Know-why? and know-how? in the development of nuclear talents: An analysis of recent nuclear engineering Ph. D. research

Abstract

The relationship between the industry and academia is widely considered the key driver or obstacle in producing and using new knowledge. This is, at least in part, a consequence of different forms of knowledge being of different utility for the industry and academia (conceptual, e.g., why? and procedural, e.g., how?). In so-called “high-tech” industries, where the attraction and development of new talents are in significant part carried out through academic research-based higher education system, successful cooperation in the development of new knowledge automatically results in successful attraction and development of new talents. In well-established, strongly regulated, and very procedural industries, such as nuclear power, the pragmatic focus on procedural over conceptual knowledge may also result in the pathways of talent development outside of the research-based higher education system.
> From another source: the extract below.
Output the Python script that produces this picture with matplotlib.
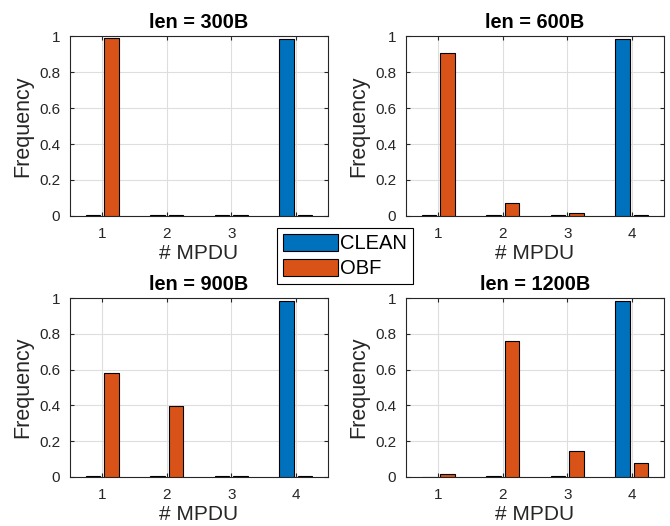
import numpy as np
import matplotlib
matplotlib.use("Agg")
import matplotlib.pyplot as plt
from matplotlib.patches import Patch

plt.rcParams['font.family'] = ['Liberation Sans', 'DejaVu Sans']

mpdu = [1, 2, 3, 4]
titles = ["len = 300B", "len = 600B", "len = 900B", "len = 1200B"]
clean_300 = [0.003, 0.003, 0.003, 0.985]
obf_300 = [0.988, 0.003, 0.003, 0.003]
clean_600 = [0.003, 0.003, 0.004, 0.982]
obf_600 = [0.908, 0.07, 0.015, 0.005]
clean_900 = [0.003, 0.003, 0.003, 0.983]
obf_900 = [0.583, 0.398, 0.006, 0.006]
clean_1200 = [0.002, 0.003, 0.005, 0.982]
obf_1200 = [0.014, 0.76, 0.148, 0.077]

clean_all = [clean_300, clean_600, clean_900, clean_1200]
obf_all = [obf_300, obf_600, obf_900, obf_1200]

BLUE = '#0072BD'
ORANGE = '#D95319'
DARK = '#262626'

fig = plt.figure(figsize=(6.7, 5.26), dpi=100)
positions = [
    [0.1045, 0.5894, 0.385, 0.342],
    [0.606, 0.5894, 0.385, 0.342],
    [0.1045, 0.0932, 0.385, 0.340],
    [0.606, 0.0932, 0.385, 0.340],
]

x = np.array(mpdu, dtype=float)
gw = 2 / 3.5
bw = 0.8 * gw / 2
off = gw / 4
for pos, title, c, o in zip(positions, titles, clean_all, obf_all):
    ax = fig.add_axes(pos)
    ax.bar(x - off, c, bw, color=BLUE, edgecolor='black', linewidth=0.8, zorder=3)
    ax.bar(x + off, o, bw, color=ORANGE, edgecolor='black', linewidth=0.8, zorder=3)
    ax.set_xlim(0.5, 4.5)
    ax.set_ylim(0, 1)
    ax.set_xticks(mpdu)
    ax.set_yticks([0, 0.2, 0.4, 0.6, 0.8, 1])
    ax.set_yticklabels(['0', '0.2', '0.4', '0.6', '0.8', '1'])
    ax.grid(True, color='#dedede', linewidth=0.8, zorder=0)
    ax.tick_params(direction='in', length=3, labelsize=11, colors=DARK,
                   top=True, right=True)
    ax.tick_params(axis='y', pad=7)
    ax.tick_params(axis='x', pad=8)
    for s in ax.spines.values():
        s.set_color(DARK)
        s.set_linewidth(0.8)
    ax.set_xlabel('# MPDU', fontsize=15, color=DARK, labelpad=2)
    ax.set_ylabel('Frequency', fontsize=15.5, color=DARK, labelpad=4)
    ax.set_title(title, fontsize=14.3, fontweight='bold', color='black', pad=6)

handles = [Patch(facecolor=BLUE, edgecolor='black', linewidth=0.8, label='CLEAN'),
           Patch(facecolor=ORANGE, edgecolor='black', linewidth=0.8, label='OBF')]
leg = fig.legend(handles=handles, loc='upper left', bbox_to_anchor=(0.414, 0.567),
                 fontsize=14.5, frameon=True, fancybox=False, edgecolor='black',
                 handlelength=2.7, handleheight=0.9, handletextpad=0.1,
                 borderpad=0.3, labelspacing=0.3, borderaxespad=0)
leg.get_frame().set_linewidth(0.8)
leg.get_frame().set_alpha(1)
leg.set_zorder(10)

fig.savefig('out.png', dpi=100)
Some definitions, features, and risks of different approaches to conceptual and procedural knowledge are outlined and discussed in the paper and an attempt is made to connect them with the notions of basic and applied research. It is suggested that suitable sequences and balance of know-why? and know-how? may lead to the best results in the attraction and development of new nuclear talents, while minimizing the risks of reduced ability to manage unexpected, reduced need for innovation and weakening the nuclear knowledge centers outside of the industry and regulators. This is supported by an analysis of 51 Ph.D. theses in nuclear engineering developed in Slovenia since 1993 to discern their contributions towards basic or applied research. The Pasteur's quadrant, developed by (Stokes, 1997), was used as the underlying framework. Ph.D. graduates and supervisors were independently asked to evaluate the basic and applied contributions through three variables, describing the stages of the creative research process: input, processing, and output, respectively. The predominantly mixed (basic and applied) contributions of the analyzed Ph.D. theses indicate that academic nuclear engineering education is an enabler of successful careers in academia and industry.